I used to ride a motorcycle every day from the suburbs to Chicago's loop (until a crash on the way to work. heh) and I'm not sure that I'd want something like this. As binary as it initially seems, there's actually a lot more contextual information to it than you'd think. The swerviness, the length of the brake, how straight their car's going, how often they do it, head position, how in depth their conversations seem to be, etc. Like a lot of riders out there, I started playing mini games to try and figure out what the drivers were doing to help with determining risk. For me, imagining the physical position of their driving limbs, as weird as that may sound, was the most help. Thinking the problem in those terms helped out and really pushed the idea that if their foot is hovering over the brake, then a lot of caution is needed. I don't do this as much in a car, and I doubt many drivers do this, or anything close to it.

I think that if something like this was implemented, then a lot of people would use it as a crutch and make poor decisions based on implied safety eg, "His light didn't blink three times, so I didn't think to stop." That, and a lot of new cars, for some stupid reason, seem to want to obfuscate the significance of brake lights by just having them be brighter versions of on-by-default lights anyway or similar.

There definitely is something along those lines that'd be helpful, but I think it might have to be all or nothing there. Flooding phone frequencies with white noise might work, though ;)

New Jersey transit buses do something similar.
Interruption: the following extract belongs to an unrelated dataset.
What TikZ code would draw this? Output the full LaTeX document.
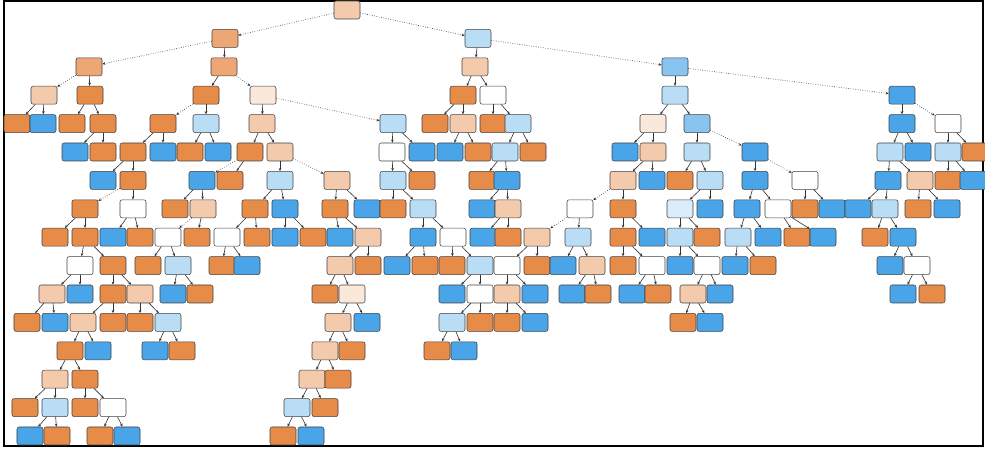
\documentclass[tikz,border=0pt]{standalone}
\usepackage{tikz}
\usetikzlibrary{arrows.meta}
\definecolor{TreeOrange}{RGB}{229,129,57}
\definecolor{TreeBlue}{RGB}{57,157,229}

\begin{document}
\begin{tikzpicture}[x=0.2mm,y=-0.2mm,
  leaf/.style={draw=black!75,line width=0.3pt,rounded corners=1.2pt,minimum width=5.2mm,minimum height=3.6mm,inner sep=0pt},
  fo/.style={leaf,fill=TreeOrange!92!white},
  mo/.style={leaf,fill=TreeOrange!70!white},
  lo/.style={leaf,fill=TreeOrange!42!white},
  po/.style={leaf,fill=TreeOrange!18!white},
  wh/.style={leaf,fill=white},
  pb/.style={leaf,fill=TreeBlue!18!white},
  lb/.style={leaf,fill=TreeBlue!35!white},
  mb/.style={leaf,fill=TreeBlue!60!white},
  fb/.style={leaf,fill=TreeBlue!92!white},
  link/.style={black!80,line width=0.35pt,-{Stealth[length=1.8pt,width=1.5pt]}},
  farlink/.style={link,densely dotted}]
\useasboundingbox (0,0) rectangle (985,450);
\draw[line width=0.7pt] (4,1) rectangle (983,446);
% nodes: id / x / row / shade
\foreach \id/\x/\r/\s in {
  1/347/0/lo,
  2/225/1/mo, 3/478/1/lb,
  4/89/2/mo, 5/224/2/mo, 6/475/2/lo, 7/675/2/mb,
  8/44/3/lo, 9/90/3/fo, 10/206/3/fo, 11/263/3/po, 12/463/3/fo, 13/493/3/wh, 14/675/3/lb, 15/902/3/fb,
  16/17/4/fo, 17/43/4/fb, 18/72/4/fo, 19/103/4/fo, 20/163/4/fo, 21/206/4/lb, 22/262/4/lo, 23/393/4/lb,
  24/435/4/fo, 25/463/4/lo, 26/493/4/fo, 27/518/4/lb, 28/653/4/po, 29/697/4/mb, 30/902/4/fb, 31/948/4/wh,
  32/75/5/fb, 33/103/5/fo, 34/133/5/fo, 35/163/5/fb, 36/190/5/fo, 37/218/5/fb, 38/250/5/fo, 39/280/5/lo,
  40/392/5/wh, 41/422/5/fb, 42/450/5/fb, 43/478/5/fo, 44/505/5/lb, 45/533/5/fo, 46/625/5/fb, 47/653/5/lo,
  48/697/5/lb, 49/755/5/fb, 50/890/5/lb, 51/918/5/fb, 52/948/5/lb, 53/975/5/fo,
  54/103/6/fb, 55/133/6/fo, 56/202/6/fb, 57/230/6/fo, 58/280/6/lb, 59/337/6/lo, 60/393/6/lb, 61/422/6/fo,
  62/482/6/fo, 63/507/6/fb, 64/623/6/lo, 65/652/6/fb, 66/680/6/fo, 67/710/6/lb, 68/755/6/fb, 69/805/6/wh,
  70/888/6/fb, 71/920/6/lo, 72/948/6/fo, 73/973/6/fb,
  74/85/7/fo, 75/133/7/wh, 76/175/7/fo, 77/203/7/lo, 78/255/7/fo, 79/285/7/fb, 80/335/7/fo, 81/367/7/fb,
  82/393/7/fo, 83/423/7/lb, 84/482/7/fb, 85/508/7/lo, 86/580/7/wh, 87/623/7/fo, 88/680/7/pb, 89/710/7/fb,
  90/747/7/fb, 91/778/7/wh, 92/805/7/fo, 93/832/7/fb, 94/858/7/fb, 95/885/7/lb, 96/918/7/fo, 97/947/7/fb,
  98/55/8/fo, 99/85/8/fo, 100/113/8/fb, 101/140/8/fo, 102/168/8/wh, 103/197/8/fo, 104/227/8/wh, 105/257/8/fo,
  106/285/8/fb, 107/313/8/fo, 108/340/8/fb, 109/368/8/lo, 110/423/8/fb, 111/453/8/wh, 112/483/8/fb,
  113/508/8/fo, 114/537/8/lo, 115/578/8/lb, 116/623/8/fo, 117/652/8/fb, 118/680/8/lb, 119/707/8/fo,
  120/738/8/lb, 121/768/8/fb, 122/797/8/fo, 123/823/8/fb, 124/875/8/fo, 125/903/8/fb,
  126/80/9/wh, 127/113/9/fo, 128/148/9/fo, 129/178/9/lb, 130/222/9/fo, 131/247/9/fb, 132/340/9/lo,
  133/368/9/fo, 134/397/9/fb, 135/425/9/fo, 136/452/9/fo, 137/480/9/lb, 138/507/9/wh, 139/537/9/fo,
  140/563/9/fb, 141/592/9/lo, 142/623/9/fo, 143/652/9/wh, 144/680/9/fb, 145/707/9/wh, 146/735/9/fb,
  147/763/9/fo, 148/890/9/fb, 149/917/9/wh,
  150/52/10/lo, 151/80/10/fb, 152/113/10/fo, 153/140/10/lo, 154/173/10/fb, 155/200/10/fo, 156/325/10/fo,
  157/352/10/po, 158/452/10/fb, 159/480/10/wh, 160/507/10/lo, 161/535/10/fb, 162/572/10/fb, 163/598/10/fo,
  164/632/10/fb, 165/658/10/fo, 166/693/10/lo, 167/720/10/fb, 168/903/10/fb, 169/932/10/fo,
  170/27/11/fo, 171/55/11/fb, 172/83/11/lo, 173/113/11/fo, 174/140/11/fo, 175/168/11/lb, 176/338/11/lo,
  177/367/11/fb, 178/452/11/lb, 179/480/11/fo, 180/507/11/fo, 181/535/11/fb, 182/683/11/fo, 183/710/11/fb,
  184/70/12/fo, 185/98/12/fb, 186/155/12/fb, 187/182/12/fo, 188/325/12/lo, 189/352/12/fo, 190/437/12/fo,
  191/464/12/fb,
  192/55/13/lo, 193/85/13/fo, 194/312/13/lo, 195/338/13/fo,
  196/25/14/fo, 197/55/14/lb, 198/85/14/fo, 199/113/14/wh, 200/297/14/lb, 201/325/14/fo,
  202/30/15/fb, 203/57/15/fo, 204/100/15/fo, 205/127/15/fb, 206/283/15/fo, 207/311/15/fb}
  \node[\s] (n\id) at (\x,{10+28.4*\r}) {};
% short edges
\foreach \p/\c in {2/5, 3/6, 4/9, 5/10, 6/12, 6/13, 7/14, 8/16, 8/17, 9/18, 9/19, 10/21, 11/22,
  12/24, 12/25, 13/26, 13/27, 14/28, 14/29, 15/30, 19/32, 19/33, 20/34, 20/35, 21/36, 21/37,
  22/38, 22/39, 23/40, 23/41, 25/42, 25/43, 27/44, 27/45, 28/46, 28/47, 29/48, 30/50, 30/51,
  31/52, 31/53, 34/54, 34/55, 38/57, 39/58, 40/60, 40/61, 44/62, 44/63, 47/64, 47/65, 48/66,
  48/67, 49/68, 50/70, 50/71, 52/72, 52/73, 55/75, 56/76, 56/77, 58/78, 58/79, 59/80, 59/81,
  60/82, 60/83, 63/84, 63/85, 64/87, 67/88, 67/89, 68/90, 68/91, 69/92, 69/93, 70/94, 70/95,
  71/96, 71/97, 74/98, 74/99, 75/100, 75/101, 77/103, 78/104, 78/105, 79/106, 79/107, 80/108,
  80/109, 83/110, 83/111, 85/112, 85/113, 86/115, 87/116, 87/117, 88/118, 88/119, 90/120,
  90/121, 91/122, 91/123, 95/124, 95/125, 99/126, 99/127, 102/128, 102/129, 104/130, 104/131,
  109/132, 109/133, 110/134, 110/135, 111/136, 111/137, 114/138, 114/139, 115/140, 115/141,
  116/142, 116/143, 118/144, 118/145, 120/146, 120/147, 125/148, 125/149, 126/150, 126/151,
  127/152, 127/153, 129/154, 129/155, 132/156, 132/157, 137/158, 137/159, 138/160, 138/161,
  141/162, 141/163, 143/164, 143/165, 145/166, 145/167, 149/168, 149/169, 150/170, 150/171,
  152/172, 152/173, 153/174, 153/175, 157/176, 157/177, 159/178, 159/179, 160/180, 160/181,
  166/182, 166/183, 172/184, 172/185, 175/186, 175/187, 176/188, 176/189, 178/190, 178/191,
  184/192, 184/193, 188/194, 188/195, 192/196, 192/197, 193/198, 193/199, 194/200, 194/201,
  197/202, 197/203, 199/204, 199/205, 200/206, 200/207}
  \draw[link] (n\p) -- (n\c);
% long edges
\foreach \p/\c in {1/2, 1/3, 2/4, 3/7, 7/15, 5/11, 11/23, 4/8, 10/20, 29/49, 39/59, 49/69,
  55/74, 64/86, 15/31, 86/114, 77/102, 38/56}
  \draw[farlink] (n\p) -- (n\c);
\end{tikzpicture}
\end{document}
For light braking the amber lights come on, for harder braking the actual brakes lights do.
I want to say it was first introduced by either BMW or Mercedes.

I've seen Porsche races on TV where you can see a strobing effect, although LEDs sometimes look strange on video

use my brakes as little as possible

I play this 'game' all the time, everywhere, and when it's time to slow down more than what simply releasing the pedal does I'll first try to shift down and have the engine brake for me. The latter not only because it lowers fuel usage but also because it makes me keep even more distance, which is the key point for me. It is just so much safer (hitting another car because you cannot brake in time isone of the most common accident types) and leads to much more relaxed driving without fast acceleration/deceleration. Only disadvantage so far: other drivers not understanding it and passing you in anger.

Still, instead of wearing out the cheap & quick to replace break pads, you wear out your transmission.
If you are shifting correctly that is not the case. The "breaking" is achieved by the engine, the wear on the transmission is the same as when you are stepping on the gas.
It also cause pressure waves in the exhaust system since you're using the vacuum forming in the engine to slow you down, which is more noticable at low rpms due to the slowing of the positive exhaust pressure changing to intake vacuum frequency. Going from acceleration to engine braking at low rpms, such as in traffic jams, has caused a weaken seam in my exhaust system to break.